WEST PALM BEACH, Fla. — Democrats were counting on fed-up women to elect America’s first female president. Instead, dissatisfied men helped return Donald Trump to power.
The president-elect's two eldest sons helped him pick a running mate who once decried “childless cat ladies,” while his youngest son, Barron, encouraged his father’s pivot to podcasts in an effort to reach other young men, a typically reliably Democratic voting bloc that split evenly this year.
“I think the gender gap is going to be the story of the next 20 years. Truly,” Democratic strategist Caitlin Legacki said. “There are a lot of men who feel like they’re being left behind, that society doesn’t have a place for them. And if we don’t want a civil war breaking out along gender lines, we’ve got to figure that out. That is the biggest widening gap in American society.”

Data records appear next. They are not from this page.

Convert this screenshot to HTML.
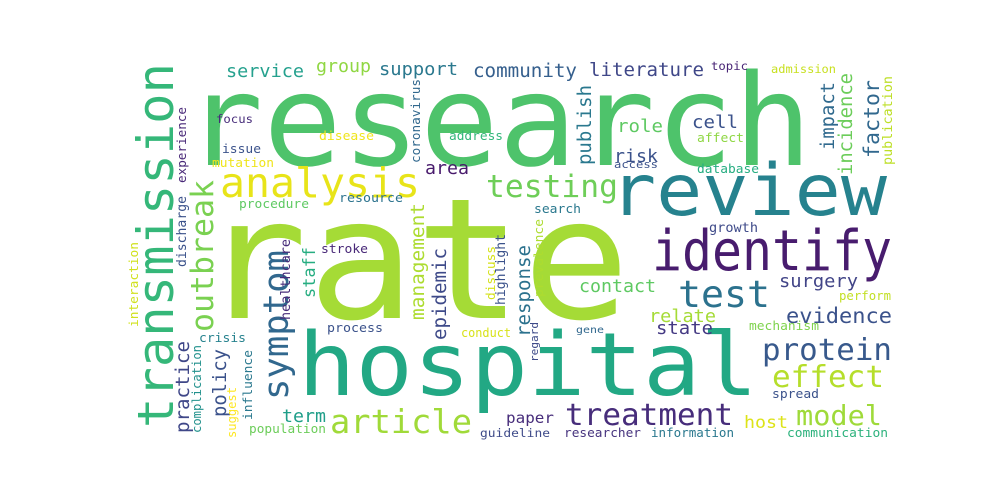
<!DOCTYPE html>
<html><head><meta charset="utf-8"><style>
html,body{margin:0;padding:0;background:#fff;width:1000px;height:500px;overflow:hidden}
svg text{font-family:"DejaVu Sans Mono","Liberation Mono",monospace}
</style></head><body>
<svg id="cloud" width="1000" height="500" viewBox="0 0 1000 500" xmlns="http://www.w3.org/2000/svg"></svg>
<script>
// word, x, baseline y, font size, text length, colour, vertical
const words=[
["research",185,165,127,627,"#4ec36b",0],
["rate",200,318,168,430,"#a5db36",0],
["hospital",298,395,87,460,"#22a884",0],
["transmission",173,428,50,365,"#35b779",1],
["review",610,215,71,277,"#26828e",0],
["identify",652,270,56,240,"#481c6e",0],
["test",678,307,37,92,"#2c728e",0],
["analysis",220,197,41,200,"#e8e419",0],
["testing",486,197,31,132,"#6ece58",0],
["symptom",288,400,35,150,"#31688e",1],
["outbreak",213,332,31,152,"#7ad151",1],
["article",330,433,33,142,"#a0da39",0],
["treatment",565,425,30.6,168,"#472d7b",0],
["protein",762,360,30,130,"#38598c",0],
["effect",772,387,30,112,"#b5de2b",0],
["model",796,425,28,86,"#9fda3a",0],
["evidence",786,323,21,106,"#3b528b",0],
["surgery",779,287,18,79,"#414487",0],
["contact",579,292,18,77,"#5ec962",0],
["relate",649,322,18,67,"#a5db36",0],
["state",656,334,18,57,"#443983",0],
["paper",506,423,15,48,"#472d7b",0],
["host",744,428,17,44,"#dde318",0],
["spread",772,398,12.5,47,"#3b528b",0],
["researcher",564,437,12.5,77,"#46337e",0],
["information",651,437,12.3,83,"#2a788e",0],
["communication",787,437,12,101,"#2db27d",0],
["guideline",480,437,11.5,70,"#3e4a89",0],
["mechanism",749,330,12.6,70,"#7fd34e",0],
["perform",839,300,12,52,"#c2df23",0],
["gene",576,333,10,28,"#31688e",0],
["growth",709,232,13,49,"#3e4a89",0],
["search",534,213,12.5,47,"#2a788e",0],
["database",697,173,12.5,62,"#26ad81",0],
["access",614,168,11,44,"#3b528b",0],
["risk",614,162,17.5,44,"#3b528b",0],
["role",617,132,18,46,"#5ec962",0],
["cell",692,128,18,46,"#3b528b",0],
["affect",697,142,12.5,47,"#8fd744",0],
["literature",589,76,18.6,115,"#3f4788",0],
["community",473,77,18.7,104,"#355f8d",0],
["topic",711,70,11.7,37,"#482475",0],
["admission",771,73,11.7,65,"#c8e020",0],
["support",379,75,18,79,"#2a788e",0],
["group",316,72,17.6,55,"#90d743",0],
["service",226,77,18,78,"#25a18e",0],
["focus",216,123,11.7,37,"#472c7a",0],
["disease",319,140,12.5,55,"#f0e51c",0],
["address",449,140,12.5,54,"#32b67a",0],
["issue",222,153,12,39,"#3b528b",0],
["mutation",212,167,12.5,62,"#efe51c",0],
["area",425,174,17.5,44,"#481a6c",0],
["procedure",239,208,12.6,70,"#5ec962",0],
["resource",339,202,12.8,64,"#2c738e",0],
["stroke",321,253,12.5,47,"#482878",0],
["process",327,332,12.8,56,"#3b528b",0],
["conduct",461,337,12,50,"#d8e219",0],
["crisis",199,342,12.5,47,"#26828e",0],
["population",249,433,12.5,77,"#6ccd5a",0],
["term",282,422,17.5,44,"#1f9e89",0],
["coronavirus",420,163,12.6,84,"#31688e",1],
["experience",186,183,12.5,76,"#482878",1],
["discharge",186,267,13,71,"#3b528b",1],
["interaction",138,327,12.7,85,"#d0e11c",1],
["healthcare",290,320,13.3,81,"#472c7a",1],
["staff",315,298,16.6,51,"#26ad81",1],
["management",424,320,19,117,"#addc30",1],
["epidemic",446,340,18.7,92,"#3e4a89",1],
["policy",226,417,18.6,68,"#3b528b",1],
["practice",189,433,18.7,92,"#3f4788",1],
["complication",201,433,12,88,"#21918c",1],
["influence",252,420,12.6,70,"#2a788e",1],
["suggest",236,438,12,51,"#fde725",1],
["discuss",495,300,12.6,54,"#d5e21a",1],
["highlight",505,305,13,71,"#3b528b",1],
["publish",591,165,18.5,80,"#2a788e",1],
["response",530,337,18.7,92,"#2c728e",1],
["prevalence",543,297,12.8,78,"#addc30",1],
["regard",538,362,10.8,40,"#3e4a89",1],
["impact",834,150,18.5,68,"#306a8e",1],
["incidence",852,175,18.5,102,"#6ccd5a",1],
["factor",879,158,21,78,"#31688e",1],
["publication",892,165,13,89,"#bddf26",1]
];
const svg=document.getElementById('cloud');
words.forEach(w=>{
  const t=document.createElementNS('http://www.w3.org/2000/svg','text');
  
  
  t.setAttribute('x',0);t.setAttribute('y',0);
  t.setAttribute('transform','translate('+w[1]+','+w[2]+')'+(w[6]?' rotate(-90)':''));
  t.setAttribute('font-size',w[3]);
  t.setAttribute('fill',w[5]);
  t.setAttribute('textLength',w[4]);
  t.setAttribute('lengthAdjust','spacingAndGlyphs');
  t.textContent=w[0];
  svg.appendChild(t);
});
</script>
</body></html>
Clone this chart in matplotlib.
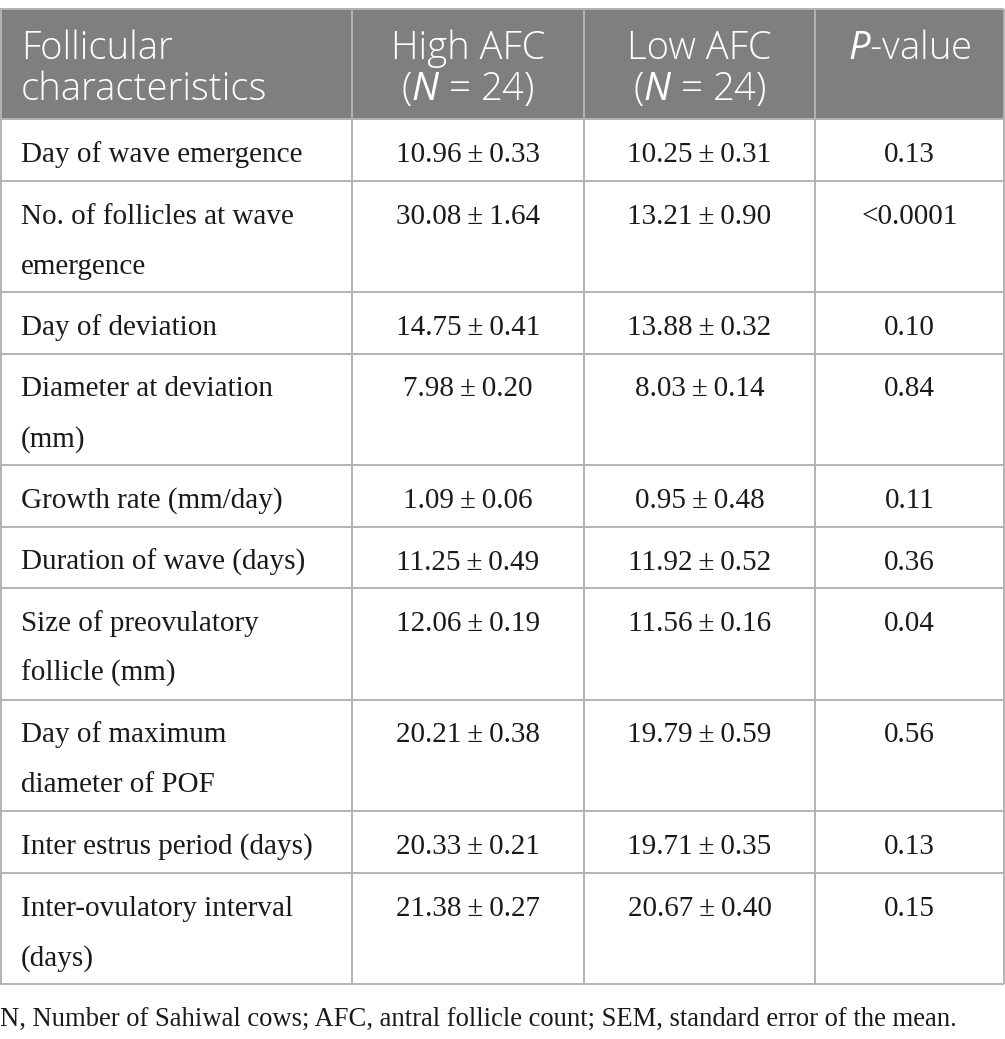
import matplotlib
matplotlib.use("Agg")
import matplotlib.pyplot as plt
from matplotlib.patches import Rectangle

# table content
header = ["Follicular\ncharacteristics", "High AFC\n($N$ = 24)",
          "Low AFC\n($N$ = 24)", "$P$-value"]
characteristics = [
    "Day of wave emergence",
    "No. of follicles at wave\nemergence",
    "Day of deviation",
    "Diameter at deviation\n(mm)",
    "Growth rate (mm/day)",
    "Duration of wave (days)",
    "Size of preovulatory\nfollicle (mm)",
    "Day of maximum\ndiameter of POF",
    "Inter estrus period (days)",
    "Inter-ovulatory interval\n(days)",
]
high_mean = [10.96, 30.08, 14.75, 7.98, 1.09, 11.25, 12.06, 20.21, 20.33, 21.38]
high_sem = [0.33, 1.64, 0.41, 0.20, 0.06, 0.49, 0.19, 0.38, 0.21, 0.27]
low_mean = [10.25, 13.21, 13.88, 8.03, 0.95, 11.92, 11.56, 19.79, 19.71, 20.67]
low_sem = [0.31, 0.90, 0.32, 0.14, 0.48, 0.52, 0.16, 0.59, 0.35, 0.40]
p_values = ["0.13", "<0.0001", "0.10", "0.84", "0.11", "0.36", "0.04",
            "0.56", "0.13", "0.15"]
footnote = ("N, Number of Sahiwal cows; AFC, antral follicle count; "
            "SEM, standard error of the mean.")

# layout (pixels)
W, H = 1005, 1039
col_edges = [0, 352, 584, 815, 1004]
top, head_h = 9, 110
line1, line_gap, pad = 43, 50, 61.5
grid_c = "#b3b3b3"
head_c = "#7f7f7f"
serif = "Liberation Serif"
sans = "Open Sans"

plt.rcParams["mathtext.fontset"] = "custom"
plt.rcParams["mathtext.rm"] = sans
plt.rcParams["mathtext.it"] = sans + ":italic"

fig = plt.figure(figsize=(W / 100, H / 100), dpi=100)
ax = fig.add_axes([0, 0, 1, 1])
ax.set_xlim(0, W)
ax.set_ylim(H, 0)
ax.axis("off")

# header band
ax.add_patch(Rectangle((col_edges[0], top), col_edges[-1] - col_edges[0],
                       head_h, facecolor=head_c, edgecolor="none"))
head_kw = dict(va="baseline", color="white", family=sans, fontsize=27.5,
               fontweight="light")
for i, lab in enumerate(header):
    for j, s in enumerate(lab.split("\n")):
        y = top + 50 + j * 41
        if i == 0:
            ax.text(col_edges[0] + 21, y, s, ha="left", **head_kw)
        else:
            ax.text((col_edges[i] + col_edges[i + 1]) / 2, y, s,
                    ha="center", **head_kw)

# body rows
row_tops = [top + head_h]
for lab in characteristics:
    n = lab.count("\n") + 1
    row_tops.append(row_tops[-1] + pad + line_gap * (n - 1))

txt_kw = dict(va="baseline", color="#1a1a1a", family=serif, fontsize=21)
for r, lab in enumerate(characteristics):
    y0 = row_tops[r] + line1
    for j, s in enumerate(lab.split("\n")):
        ax.text(col_edges[0] + 21, y0 + j * line_gap, s, ha="left", **txt_kw)
    cells = [f"{high_mean[r]:.2f}\u2009\u00b1\u2009{high_sem[r]:.2f}",
             f"{low_mean[r]:.2f}\u2009\u00b1\u2009{low_sem[r]:.2f}",
             p_values[r]]
    for c, s in enumerate(cells):
        ax.text((col_edges[c + 1] + col_edges[c + 2]) / 2, y0, s,
                ha="center", **txt_kw)

# grid lines
bottom = row_tops[-1]
ax.plot([col_edges[0], col_edges[-1]], [top - 0.5, top - 0.5],
        color=grid_c, lw=1.4, solid_capstyle="butt")
for y in row_tops:
    ax.plot([col_edges[0], col_edges[-1]], [y, y], color=grid_c, lw=1.4,
            solid_capstyle="butt")
for x in col_edges:
    ax.plot([x + 0.7, x + 0.7] if x == 0 else [x, x], [top, bottom],
            color=grid_c, lw=1.4, solid_capstyle="butt")

ax.text(0, bottom + 42, footnote, ha="left",
        **{**txt_kw, "fontsize": 19.2})

fig.savefig("out.png", dpi=100)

The entire country shifted right, like other Western democracies in the inflationary post-Covid era. And with the electorate in a foul mood, Vice President Kamala Harris struggled to separate herself from a deeply unpopular incumbent who waited too long to step aside and whose aides had undermined her for years.
Trump, meanwhile, made strides in his promise to assemble a multiracial working-class coalition, winning 45% of Latinos and 55% of Latino men — records for a Republican presidential candidate — while making gains in blue states and pushing his margins among non-college-educated and middle-income voters to new heights, according to NBC News exit polls.